By Caroline Valetkevitch
NEW YORK (Reuters) - U.S. stocks suffered on Tuesday their biggest daily drops since the selloff three weeks ago after comments from Federal Reserve Chairman Jerome Powell revived fears about more interest-rate increases than expected this year.
Powell gave an upbeat view on the U.S. economy and said data has strengthened his confidence on inflation. Traders boosted bets the central bank will squeeze in a fourth rate hike this year following the remarks.
Bond yields also rose, while the Cboe Volatility Index (VIX), the most widely followed barometer of expected near-term volatility of the S&P 500 index, rose 2.79 points to 18.59, its largest one-day gain also in nearly three weeks.

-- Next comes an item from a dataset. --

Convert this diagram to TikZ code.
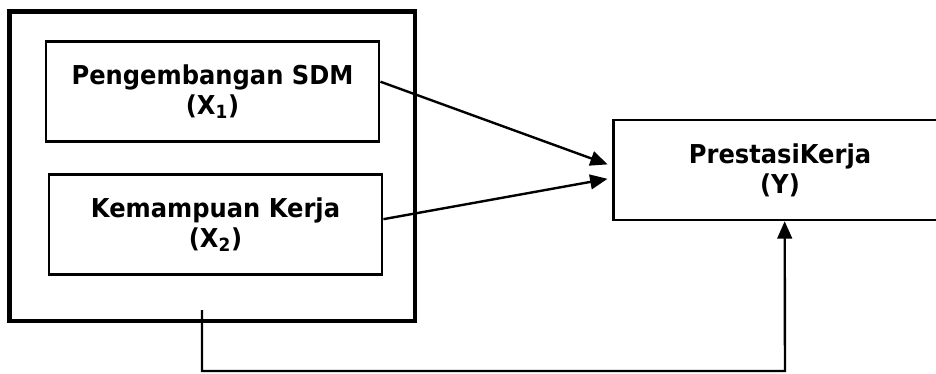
\documentclass[tikz,border=0pt]{standalone}
\usepackage{fontspec}
\setmainfont{DejaVu Sans}[FakeStretch=0.93]
\usepackage{xcolor}
\usetikzlibrary{arrows.meta}

\begin{document}
\begin{tikzpicture}[x=0.75pt, y=-0.75pt,
    varbox/.style={draw, rectangle, line width=1.9pt, minimum width=250pt, minimum height=75pt, align=center, font=\fontsize{19.5}{22.5}\selectfont\bfseries},
    arr/.style={-{Triangle[length=13pt, width=11pt]}, line width=1.8pt}]
            \path[use as bounding box, clip] (0,0) rectangle (936,374);

            \node[draw, rectangle, line width=3.6pt, minimum width=304pt, minimum height=232pt] (group) at (212.25,166.25) {};
            \node[varbox] (x1) at (212.5,91.7) {Pengembangan SDM\\(X\textsubscript{1})};
            \node[varbox] (x2) at (215.5,224.5) {Kemampuan Kerja\\(X\textsubscript{2})};
            \node[varbox] (y) at (780,170) {PrestasiKerja\\(Y)};

            \draw[arr, shorten >=3.5pt] ([yshift=7.5pt]x1.east) -- ([yshift=3pt]y.west);
            \draw[arr, shorten >=3.5pt] ([yshift=4pt]x2.east) -- ([yshift=-6pt]y.west);

            \coordinate (gout) at (202,310);
            \coordinate (bend) at (785,371);
            \draw[arr] (gout) |- (bend) -- ([xshift=3.5pt]y.south);
        \end{tikzpicture}
\end{document}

Powell's first semi-annual economic testimony as Fed chief before the U.S. Congress comes at a sensitive time for the market, which had been trying to recover from the recent selloff, which confirmed the market was in a correction, or down 10 percent from a Jan. 26 record high. Fears over rising rates in part had sparked the selloff.
In his prepared remarks, Powell hinted that the central bank would stick to its current path of gradual rate hikes, but his comments during congressional testimony seemed to spook the market.
"He said it's his impression the economy was getting stronger, which subtly gave the indication that he was going to raise his personal forecast for four rate hikes this year," said Michael O'Rourke, chief market strategist at JonesTrading in Greenwich, Connecticut.
The Fed is widely expected to raise rates next month and in December signaled a total of three rate hikes this year. Fed officials will release new forecasts, including their views on the appropriate future path of rate hikes, when they meet next month.
The Dow Jones Industrial Average (DJI) fell 299.24 points, or 1.16 percent, to 25,410.03, the S&P 500 (SPX) lost 35.32 points, or 1.27 percent, to 2,744.28 and the Nasdaq Composite (IXIC) dropped 91.11 points, or 1.23 percent, to 7,330.35.
Indexes posted their biggest daily percentage losses since Feb. 8.
"Sure enough, rates here have moved up a little bit as well, probably a little bit more so here based on his testimony, but I don't think we are in a danger zone or anything of a spike in rate hikes by the Fed," said Mark Kepner, managing director, sales and trading in Chatham, New Jersey.
Comcast (O:CMCSA) fell 7.4 percent after the U.S. cable giant offered to buy Sky (L:SKYB) for $31 billion in an unsolicited approach, taking on Rupert Murdoch's Fox and Bob Iger's Walt Disney in the battle for Europe's biggest pay-TV group.
The stock was the biggest drag on the S&P 500. Disney (N:DIS) dropped 4.5 percent and Twenty-First Century Fox (O:FOXA) fell 3 percent following the news.
Macy's (N:M) rose 3.5 percent after reporting higher-than-expected same-store sales growth for the fourth quarter. The biggest U.S. department store chain said sales at established stores could mark their first annual gain in four years.
Declining issues outnumbered advancing ones on the NYSE by a 3.38-to-1 ratio; on Nasdaq, a 3.07-to-1 ratio favored decliners.
The S&P 500 posted 44 new 52-week highs and 4 new lows; the Nasdaq Composite recorded 93 new highs and 50 new lows.
About 7.4 billion shares changed hands on U.S. exchanges. That compares with the 8.3 billion daily average for the past 20 trading days, according to Thomson Reuters data.